Dernière mise à jour : 6 juin 2022

Le second procès en destitution du président Trump

Kamala Harris, vice-présidente des États-Unis et présidente du Sénat.



Le 6 janvier 2021, à la toute fin de son mandat, l’ex-président Trump a créé un précédent qui contribue à nouveau à ébranler la constitution des États-Unis. Il a encouragé ses partisans à « marcher » sur le Capitole, siège du Congrès américain, dans le but d’empêcher les élus qui y étaient réunis de certifier la victoire de son adversaire démocrate Joe Biden, victoire pourtant déjà confirmée par le collège électoral trois semaines plus tôt. L’ex-président affirme encore publiquement avec véhémence que ces résultats sont frauduleux.


Comme on le sait, cette marche vers le Capitole a tourné à la violence et s’est terminée par le saccage des lieux où les membres des deux chambres siégeaient.

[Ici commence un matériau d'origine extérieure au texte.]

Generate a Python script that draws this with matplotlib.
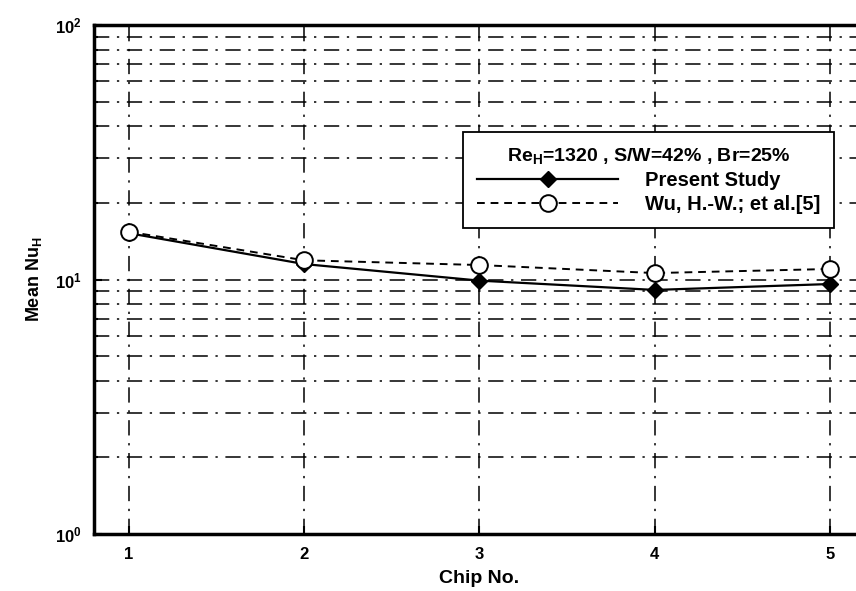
import matplotlib
matplotlib.use('Agg')
import matplotlib.pyplot as plt
from matplotlib.ticker import LogLocator, NullFormatter

matplotlib.rcParams.update({
    'font.family': ['Liberation Sans', 'DejaVu Sans'],
    'font.weight': 'bold',
    'mathtext.fontset': 'custom',
    'mathtext.rm': 'Liberation Sans:bold',
    'mathtext.it': 'Liberation Sans:bold',
    'mathtext.bf': 'Liberation Sans:bold',
})

chips = [1, 2, 3, 4, 5]
present_study = [15.2, 11.5, 9.9, 9.1, 9.6]
wu_et_al = [15.4, 11.9, 11.4, 10.6, 11.0]
x_ticks = [1, 2, 3, 4, 5]
legend_title = r'Re$_{\mathregular{H}}$=1320 , S/W=42% , Br=25%'

fig = plt.figure(figsize=(8.56, 5.91), dpi=100)
ax = fig.add_axes([0.1098, 0.0964, 0.9007, 0.8613])

ax.plot(chips, present_study, '-', color='black', linewidth=1.6,
        marker='D', markersize=8, markerfacecolor='black',
        label='Present Study', zorder=4)
ax.plot(chips, wu_et_al, '--', color='black', linewidth=1.4,
        dashes=(4, 3), marker='o', markersize=12, markerfacecolor='white',
        markeredgewidth=1.4, label='Wu, H.-W.; et al.[5]', zorder=5)

ax.set_yscale('log')
ax.set_ylim(1, 100)
ax.set_xlim(0.8, 5.2)
ax.set_xticks(x_ticks)
ax.yaxis.set_minor_locator(LogLocator(base=10, subs=range(2, 10)))
ax.yaxis.set_minor_formatter(NullFormatter())

grid_kw = dict(color='black', linestyle=(0, (10, 5, 1.5, 5)), linewidth=1.1)
ax.grid(True, which='major', axis='both', **grid_kw)
ax.grid(True, which='minor', axis='y', **grid_kw)

for side in ['left', 'bottom', 'top']:
    ax.spines[side].set_linewidth(2.5)
ax.tick_params(which='both', direction='in', labelsize=12, width=1.5)
ax.tick_params(which='major', length=6, pad=9)
ax.tick_params(which='minor', length=3)
for lbl in ax.get_xticklabels() + ax.get_yticklabels():
    lbl.set_fontweight('bold')

ax.set_xlabel('Chip No.', fontsize=14, fontweight='bold', labelpad=6)
ax.set_ylabel(r'Mean Nu$_{\mathregular{H}}$', fontsize=13, fontweight='bold', labelpad=8)

leg = ax.legend(loc='upper left', bbox_to_anchor=(0.466, 0.81),
                title=legend_title, fontsize=14.5, title_fontsize=14,
                handlelength=7, handletextpad=1.3, fancybox=False,
                framealpha=1, edgecolor='black', borderpad=0.7,
                labelspacing=0.25)
leg.get_frame().set_linewidth(1.3)
for t in leg.get_texts():
    t.set_fontweight('bold')

fig.savefig('out.png', dpi=100)
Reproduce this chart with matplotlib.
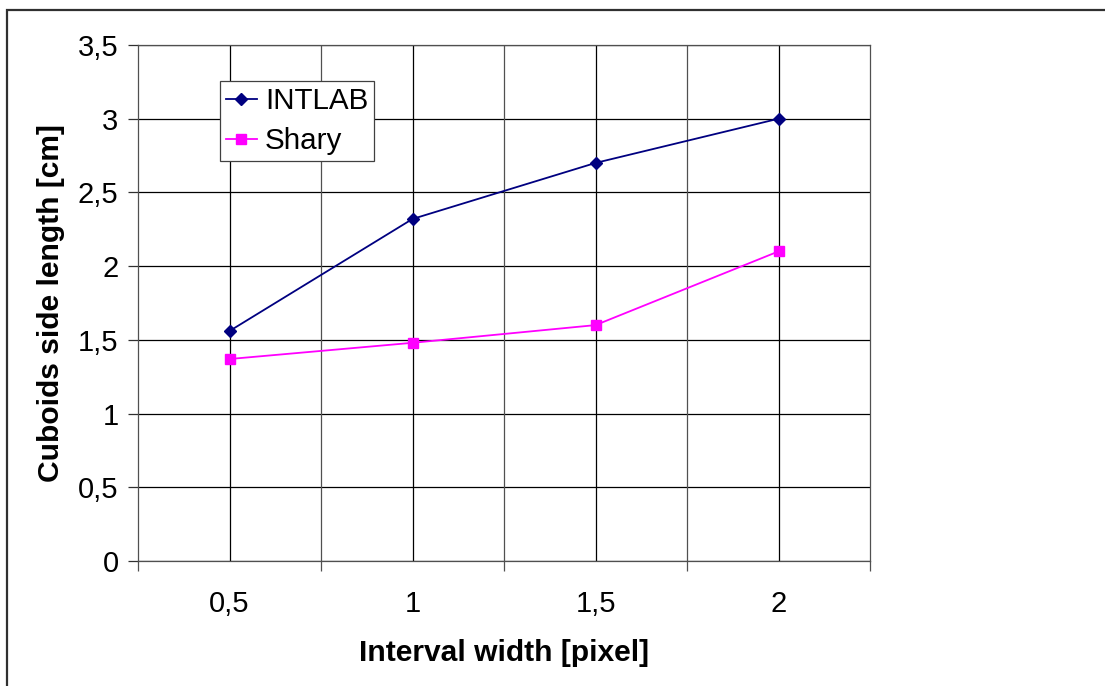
import matplotlib
matplotlib.use("Agg")
import matplotlib.pyplot as plt
from matplotlib.patches import Rectangle

categories = ["0,5", "1", "1,5", "2"]
intlab = [1.56, 2.32, 2.70, 3.00]
shary = [1.37, 1.48, 1.60, 2.10]
yticks = [0, 0.5, 1, 1.5, 2, 2.5, 3, 3.5]
ytick_labels = ["0", "0,5", "1", "1,5", "2", "2,5", "3", "3,5"]

plt.rcParams['font.family'] = ['Liberation Sans', 'DejaVu Sans']

W, H = 1105, 686
fig = plt.figure(figsize=(W / 100, H / 100), dpi=100)
fig.patch.set_facecolor('white')

# outer chart border
fig.add_artist(Rectangle((7 / W, -0.1), 1.2, 1 - 10 / H + 0.1,
                         transform=fig.transFigure, fill=False,
                         edgecolor='#303030', linewidth=1.6))

ax = fig.add_axes([138 / W, (H - 561) / H, (870 - 138) / W, (561 - 45) / H])
x = list(range(len(categories)))

ax.set_xlim(-0.5, len(categories) - 0.5)
ax.set_ylim(0, 3.5)

# gridlines
for yv in yticks:
    ax.axhline(yv, color='black', lw=0.9, zorder=1)
for xv in x:
    ax.axvline(xv, color='black', lw=0.9, zorder=1)
for xv in [i + 0.5 for i in x[:-1]]:
    ax.axvline(xv, color='#505050', lw=0.9, zorder=1)

ax.plot(x, intlab, color='#000080', lw=1.3, marker='D', markersize=6,
        markeredgecolor='#000080', label='INTLAB', zorder=3)
ax.plot(x, shary, color='#FF00FF', lw=1.3, marker='s', markersize=7,
        markeredgecolor='#FF00FF', label='Shary', zorder=3)

for s in ax.spines.values():
    s.set_color('#505050')
    s.set_linewidth(0.9)

ax.set_yticks(yticks)
ax.set_yticklabels(ytick_labels)
ax.tick_params(axis='y', length=7, width=0.9, color='#303030', pad=7, labelsize=21)

ax.set_xticks([i - 0.5 for i in x] + [x[-1] + 0.5])
ax.set_xticklabels([])
ax.tick_params(axis='x', which='major', length=7, width=0.9, color='#505050')
ax.set_xticks(x, minor=True)
ax.set_xticklabels(categories, minor=True)
ax.tick_params(axis='x', which='minor', length=0, pad=21, labelsize=21)

ax.set_xlabel('Interval width [pixel]', fontsize=21.6, fontweight='bold', labelpad=15)
ax.set_ylabel('Cuboids side length [cm]', fontsize=21.6, fontweight='bold', labelpad=9)

leg = ax.legend(loc='upper left', bbox_to_anchor=((220 - 138) / (870 - 138), 1 - (81 - 45) / (561 - 45)),
                fontsize=21.3, frameon=True, fancybox=False, framealpha=1,
                edgecolor='#404040', handlelength=1.05, handletextpad=0.27,
                borderpad=0.2, labelspacing=0.42, borderaxespad=0)
leg.get_frame().set_linewidth(0.9)

fig.savefig('out.png', dpi=100)
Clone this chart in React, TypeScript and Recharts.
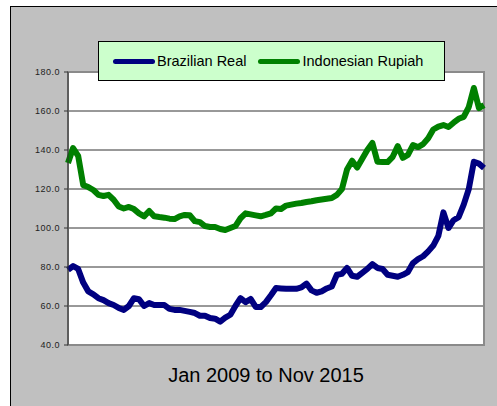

Ils ont dû être mis à l’abri temporairement pour protéger leur sécurité physique. Ils ne purent reprendre et terminer leur travail que beaucoup plus tard dans la soirée sous la protection de la garde nationale finalement appelée en renfort par le Vice-Président Mike Pence, devant le silence inexplicable de Donald Trump. Et la victoire de Joe Biden fut confirmée malgré cette manœuvre désespérée de l’ex-président.


Lors de ces émeutes, cinq personnes ont perdu la vie et des centaines ont été blessées. Dès les jours qui ont suivi, la Chambre des représentants a « mis en accusation » l’ex-président pour « incitation à l’insurrection ». Fait inhabituel, dix représentants républicains ont voté cette fois-ci avec les démocrates.


Donald Trump a donc dû subir un second procès en destitution au sénat au cours de son mandat.

Ce procès s’est tenu à partir du 9 février.


Entre-temps, un vote a été demandé et pris au sénat sur la constitutionnalité de destituer un président qui n’est plus en fonction depuis le 21 janvier. Quarante-cinq des 50 sénateurs républicains ont estimé qu’il était anticonstitutionnel de le faire. Comment peut-on en effet démettre de ses fonctions une personne qui a déjà été démise de ces fonctions à la suite des résultats des élections du 3 novembre? En toute logique, on ne peut pas « mettre à pied » quelqu’un qui a déjà été mis à pied. Ils rejettent donc la démarche de « l’Impeachment », espérant ainsi éviter toute discussion sur le fond.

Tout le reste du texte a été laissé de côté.